The primary purpose of using the Docker method is that the docker image published from this repo contains instructions to:
- Create a computing environment with the dependencies needed by the machine running the pipeline
- Install the packages needed in order to run the pipeline
- Run a script containing the instructions for the pipeline
If you do not want to use the pre-built Docker image, skip to the next section (Build the Docker image yourself)
- Pull the docker image
docker pull ghcr.io/sage-bionetworks/recover-pipeline-i2b2:main
- Run the docker container
docker run \
--name container-name \
-e SYNAPSE_AUTH_TOKEN=$SYNAPSE_AUTH_TOKEN \
ghcr.io/Sage-Bionetworks/recover-pipeline-i2b2:main
For an explanation of the various config parameters used in the pipeline, please see Config Parameters.
- Clone this repo
git clone https://github.com/Sage-Bionetworks/recover-pipeline-i2b2.git
- Build the docker image
# Option 1: From the directory containing the Dockerfile
cd /path/to/Dockerfile/
docker build <optional-arguments> -t image-name .
# Option 2: From anywhere
docker build <optional-arguments> -t image-name -f /path/to/Dockerfile/ .
- Run the docker container
docker run \
--name container-name \
-e SYNAPSE_AUTH_TOKEN=$SYNAPSE_AUTH_TOKEN \
image-name
For an explanation of the various config parameters used in the pipeline, please see Config Parameters.
If you would like to run the pipeline manually, please follow the instructions in this section.
- Clone this repo
git clone https://github.com/Sage-Bionetworks/recover-pipeline-i2b2.git
-
Modify the parameters in the config as needed
-
Run run-pipeline.R
This table contains all of the parameters needed to run the pipeline, along with their definitions and examples.
Parameter | Definition | Example |
---|---|---|
ontologyFileID |
A Synapse ID for the the i2b2 concepts map ontology file stored in Synapse. | syn12345678 |
parquetDirID |
A Synapse ID for a folder entity in Synapse where the input data is stored.
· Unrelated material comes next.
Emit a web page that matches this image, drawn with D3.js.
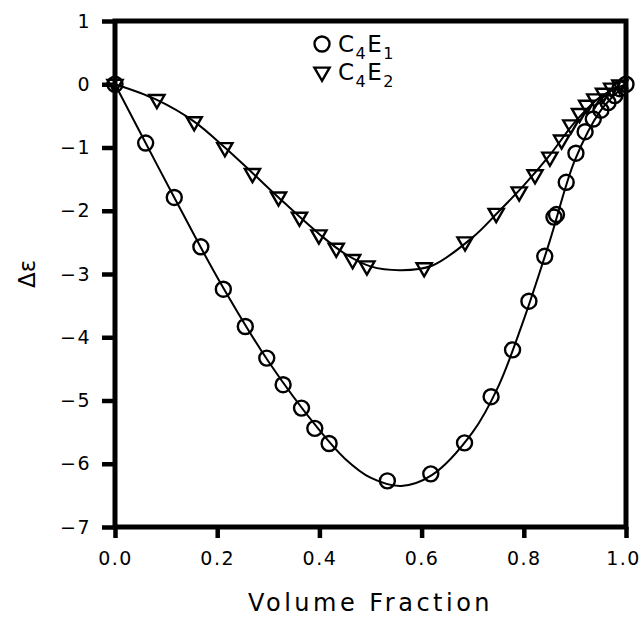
<!DOCTYPE html>
<html>
<head>
<meta charset="utf-8">
<script src="https://cdn.jsdelivr.net/npm/d3@7"></script>
<style>
  body { margin: 0; background: #fff; }
  text { font-family: "DejaVu Sans", sans-serif; fill: #000; }
</style>
</head>
<body>
<div id="chart"></div>
<script>
// C4E1 (circles) measured points
const e1X = [0, 0.060, 0.116, 0.168, 0.212, 0.255, 0.297, 0.329, 0.365, 0.391, 0.419,
  0.533, 0.618, 0.684, 0.736, 0.778, 0.810, 0.841, 0.859, 0.864, 0.883, 0.902, 0.920,
  0.936, 0.951, 0.965, 0.978, 0.988, 1.0];
const e1Y = [0, -0.93, -1.79, -2.57, -3.24, -3.83, -4.33, -4.75, -5.12, -5.44, -5.68,
  -6.27, -6.16, -5.67, -4.94, -4.20, -3.43, -2.72, -2.10, -2.06, -1.55, -1.09, -0.75,
  -0.55, -0.41, -0.29, -0.18, -0.07, 0];
// C4E2 (triangles) measured points
const e2X = [0, 0.082, 0.155, 0.215, 0.269, 0.320, 0.361, 0.399, 0.433, 0.465, 0.493,
  0.605, 0.685, 0.746, 0.791, 0.822, 0.851, 0.874, 0.892, 0.909, 0.923, 0.939, 0.956,
  0.972, 0.988];
const e2Y = [0, -0.24, -0.59, -1.00, -1.41, -1.78, -2.10, -2.38, -2.59, -2.77, -2.87,
  -2.90, -2.49, -2.04, -1.70, -1.43, -1.15, -0.88, -0.64, -0.46, -0.33, -0.23, -0.14,
  -0.06, -0.01];
// fitted curves
const fit1X = [0, 0.06, 0.116, 0.2, 0.3, 0.4, 0.45, 0.5, 0.56, 0.62, 0.7, 0.75, 0.8, 0.85, 0.9, 0.95, 1.0];
const fit1Y = [0, -0.93, -1.79, -3.05, -4.38, -5.47, -5.92, -6.22, -6.35, -6.18, -5.5, -4.78, -3.72, -2.5, -1.2, -0.42, 0];
const fit2X = [0, 0.08, 0.155, 0.215, 0.27, 0.32, 0.4, 0.45, 0.5, 0.56, 0.62, 0.7, 0.75, 0.8, 0.85, 0.9, 0.95, 1.0];
const fit2Y = [0, -0.24, -0.59, -1.0, -1.41, -1.79, -2.37, -2.68, -2.88, -2.94, -2.87, -2.42, -2.02, -1.6, -1.13, -0.6, -0.2, 0];

const xTicks = [0, 0.2, 0.4, 0.6, 0.8, 1.0];
const yTicks = [1, 0, -1, -2, -3, -4, -5, -6, -7];

const width = 643, height = 619;
const margin = { top: 21, right: 17, bottom: 92, left: 115 };

const svg = d3.select('#chart').append('svg')
  .attr('width', width)
  .attr('height', height);

const x = d3.scaleLinear().domain([0, 1]).range([margin.left, width - margin.right]);
const y = d3.scaleLinear().domain([1, -7]).range([margin.top, height - margin.bottom]);

// axes
const yAxis = svg.append('g')
  .attr('transform', `translate(${x(0)},0)`)
  .call(d3.axisLeft(y).tickValues(yTicks).tickSize(13).tickPadding(11)
    .tickFormat(d => d3.format('d')(d).replace('-', '\u2212')));
const xAxis = svg.append('g')
  .attr('transform', `translate(0,${y(-7)})`)
  .call(d3.axisBottom(x).tickValues(xTicks).tickSize(11).tickPadding(14)
    .tickFormat(d3.format('.1f')));

[xAxis, yAxis].forEach(a => {
  a.select('.domain').remove();
  a.selectAll('.tick line').attr('stroke', '#000').attr('stroke-width', 4.5);
  a.selectAll('.tick text')
    .style('font-size', '19px')
    .style('letter-spacing', '1.5px');
});
// last x label sits against the right edge
xAxis.selectAll('.tick text').filter(d => d === 1).attr('dx', -3);

// frame
svg.append('rect')
  .attr('x', x(0)).attr('y', y(1))
  .attr('width', x(1) - x(0)).attr('height', y(-7) - y(1))
  .attr('fill', 'none').attr('stroke', '#000').attr('stroke-width', 5);

// fit lines
const line = d3.line().x(d => x(d[0])).y(d => y(d[1])).curve(d3.curveCatmullRom);
svg.append('path')
  .datum(d3.zip(fit1X, fit1Y))
  .attr('d', line).attr('fill', 'none').attr('stroke', '#000').attr('stroke-width', 2);
svg.append('path')
  .datum(d3.zip(fit2X, fit2Y))
  .attr('d', line).attr('fill', 'none').attr('stroke', '#000').attr('stroke-width', 2);

// markers
svg.append('g').selectAll('circle')
  .data(d3.zip(e1X, e1Y))
  .join('circle')
  .attr('cx', d => x(d[0])).attr('cy', d => y(d[1]))
  .attr('r', 7.5)
  .attr('fill', 'none').attr('stroke', '#000').attr('stroke-width', 2.4);

const tri = d3.symbol().type(d3.symbolTriangle).size(100);
svg.append('g').selectAll('path')
  .data(d3.zip(e2X, e2Y))
  .join('path')
  .attr('d', tri)
  .attr('transform', d => `translate(${x(d[0])},${y(d[1])}) rotate(180)`)
  .attr('fill', 'none').attr('stroke', '#000').attr('stroke-width', 2.4);

// legend
const legend = [
  { sym: 'circle', main: ['C', '4', 'E', '1'] },
  { sym: 'tri', main: ['C', '4', 'E', '2'] }
];
legend.forEach((l, i) => {
  const ly = 44 + i * 28;
  if (l.sym === 'circle') {
    svg.append('circle').attr('cx', 322).attr('cy', ly).attr('r', 7.5)
      .attr('fill', 'none').attr('stroke', '#000').attr('stroke-width', 2.4);
  } else {
    svg.append('path').attr('d', tri)
      .attr('transform', `translate(322,${ly}) rotate(180)`)
      .attr('fill', 'none').attr('stroke', '#000').attr('stroke-width', 2.4);
  }
  const t = svg.append('text').attr('x', 338).attr('y', ly + 8)
    .style('font-size', '23px').style('letter-spacing', '1.5px');
  t.append('tspan').text(l.main[0]);
  t.append('tspan').text(l.main[1]).attr('dy', 7).style('font-size', '16px');
  t.append('tspan').text(l.main[2]).attr('dy', -7);
  t.append('tspan').text(l.main[3]).attr('dy', 7).style('font-size', '16px');
});

// axis titles
svg.append('text')
  .attr('x', (x(0) + x(1)) / 2).attr('y', 611)
  .attr('text-anchor', 'middle')
  .style('font-size', '24px').style('letter-spacing', '3.5px')
  .text('Volume Fraction');

svg.append('text')
  .attr('transform', `translate(35,${y(-3)}) rotate(-90)`)
  .attr('text-anchor', 'middle')
  .style('font-size', '23px')
  .text('\u0394\u03b5');
</script>
</body>
</html>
This should be the folder housing the post-ETL parquet data. | syn12345678 |
concept_replacements |
A named vector of strings and their replacements. The names must be valid values of the concept_filter_col column of the concept_map data frame. For RECOVER, concept_map is the ontology file data frame. |
R Example c('mins' = 'minutes', 'avghr' = 'averageheartrate', 'spo2' = 'spo2_', 'hrv' = 'hrv_dailyrmssd', 'restinghr' = 'restingheartrate', 'sleepbrth' = 'sleepsummarybreath') |
synFolderID |
A Synapse ID for a folder entity in Synapse where you want to store the final output files. | syn12345678 |
s3bucket |
The name of the S3 bucket containing input data | recover-bucket |
s3basekey |
The base key of the S3 bucket containing input data. | main/archive/2024-.../ |
selectedVarsFileID |
A Synapse ID for the CSV file listing which datasets and variables have been selected for use in this pipeline | syn12345678 |
outputConceptsDir |
The location to save intermediate and final i2b2 summary files to | ./output-concepts |